Erin Hill, also raising Brandon and Tyler, believes infant massage had a great impact on the boys’ relationship. Brandon got involved by learning from Hill and Spencer how to massage Tyler.

“They’re best buds today, and I think infant massage had a part in that,” she said.

It also ensures that physical contact will be safe, according to Rubinstein, because parents teach the older children how to correctly touch a baby. Though the fragility of babies is apparent to adults, children may not understand why they must touch babies gently. Also, parents supervise the massage, so they can rest assured that older children aren’t playing rough with the baby.

“Kids are going to get their hands on the baby one way or another, so it may as well be structured and safe,” she said.
Parents should remember to praise their child when he or she is doing a nice, gentle job massaging the baby.

When it’s massage time, make sure to have a soft blanket on the floor to place the baby on. When the family gathers, everyone participates in bonding time.

Introducing and Integrating Massage

Another important point Rubinstein stresses is each child is different, and parents must know what kind of touch their baby has experienced. Some have received only utilitarian touch in the orphanage such as diaper changes and feedings, but not cuddling or nurturing. If this is the case, parents may have to ease into massage. Infant massage doesn’t have to be a scheduled time to go through a set routine.

“It’s not realistic to think it will be really formal. You may have to sneak things in just to show, ‘Hey, I’m here; I’m present.’ It’s about conscious touch,” Rubinstein said, explaining that any loving and intentional touch communicates caring and reliability. Little touches at the pediatrician’s office or a foot massage while changing a diaper let the baby know that he or she is safe and loved.

Clark, Spencer and Hill all found integrating massages into their children’s schedule worked the best. Clark used to give Galina massages before naptime, and Spencer and Hill give Brandon and Tyler massages after the boys take baths.

“You have to figure out what’s going to work for your child’s schedule,” Clark said.

A good point Hill brought up was that it’s difficult to keep kids still. Because of this, it’s challenging to go through a long routine. In the end, she and Spencer chose to narrow the massages down to the boys’ favorite strokes.

“We personalized it to what the boys liked,” Hill said.

Respect and Massage

Along with the baby’s background, another key part of infant massage is respect. Experts advise parents to ask their child for permission to give him or her a massage before starting. This gives children control and shows them their caregiver listens to and respects them.
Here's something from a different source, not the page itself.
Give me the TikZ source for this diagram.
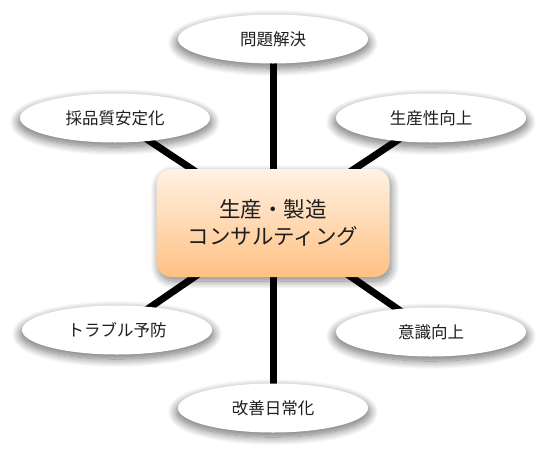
\documentclass[tikz,border=0pt]{standalone}
\usepackage{fontspec}
\setmainfont{Noto Sans CJK JP}
\usetikzlibrary{shapes.geometric,shadows.blur,backgrounds}
\definecolor{boxtop}{RGB}{255,242,228}
\definecolor{boxbot}{RGB}{255,192,130}
\definecolor{txt}{RGB}{30,30,30}
\tikzset{
  leaf/.style={ellipse, fill=white, minimum width=190pt, minimum height=49pt, inner sep=0pt,
    font=\fontsize{16.5}{18}\selectfont, text=txt,
    blur shadow={shadow xshift=0pt, shadow yshift=-4pt, shadow blur steps=14, shadow opacity=55, shadow blur radius=8pt, shadow scale=1.02}},
  hub/.style={rounded corners=15pt, top color=boxtop, bottom color=boxbot, minimum width=233pt, minimum height=108pt,
    inner sep=0pt, align=center, font=\fontsize{21.5}{27}\selectfont, text=txt,
    blur shadow={shadow xshift=2pt, shadow yshift=-4pt, shadow blur steps=14, shadow opacity=50, shadow blur radius=8pt}},
  link/.style={line width=7pt, black}
}
\begin{document}
\begin{tikzpicture}[x=1pt,y=-1pt]
\useasboundingbox (0,0) rectangle (546,464);
\node[hub] (c) at (273,223) {生産・製造\\コンサルティング};
\node[leaf] (n1) at (273,39) {問題解決};
\node[leaf] (n2) at (115,118) {採品質安定化};
\node[leaf] (n3) at (431,118) {生産性向上};
\node[leaf] (n4) at (117,330) {トラブル予防};
\node[leaf] (n5) at (431,332) {意識向上};
\node[leaf] (n6) at (273,408) {改善日常化};
\begin{scope}[on background layer]
\foreach \n in {n1,n2,n3,n4,n5,n6} \draw[link] (c.center) -- (\n.center);
\end{scope}
\end{tikzpicture}
\end{document}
Asking permission is important more than ever when the child has experienced sexual abuse. It also strengthens communication while learning to read the baby’s reactions. Even if the child does not yet speak or understand, still ask permission because it enforces a good habit. Start cautiously, and if the baby gives any sign saying he or she is uncomfortable with the touch, such as fussing or crying, stop. Fussing and crying are a baby’s way to say no.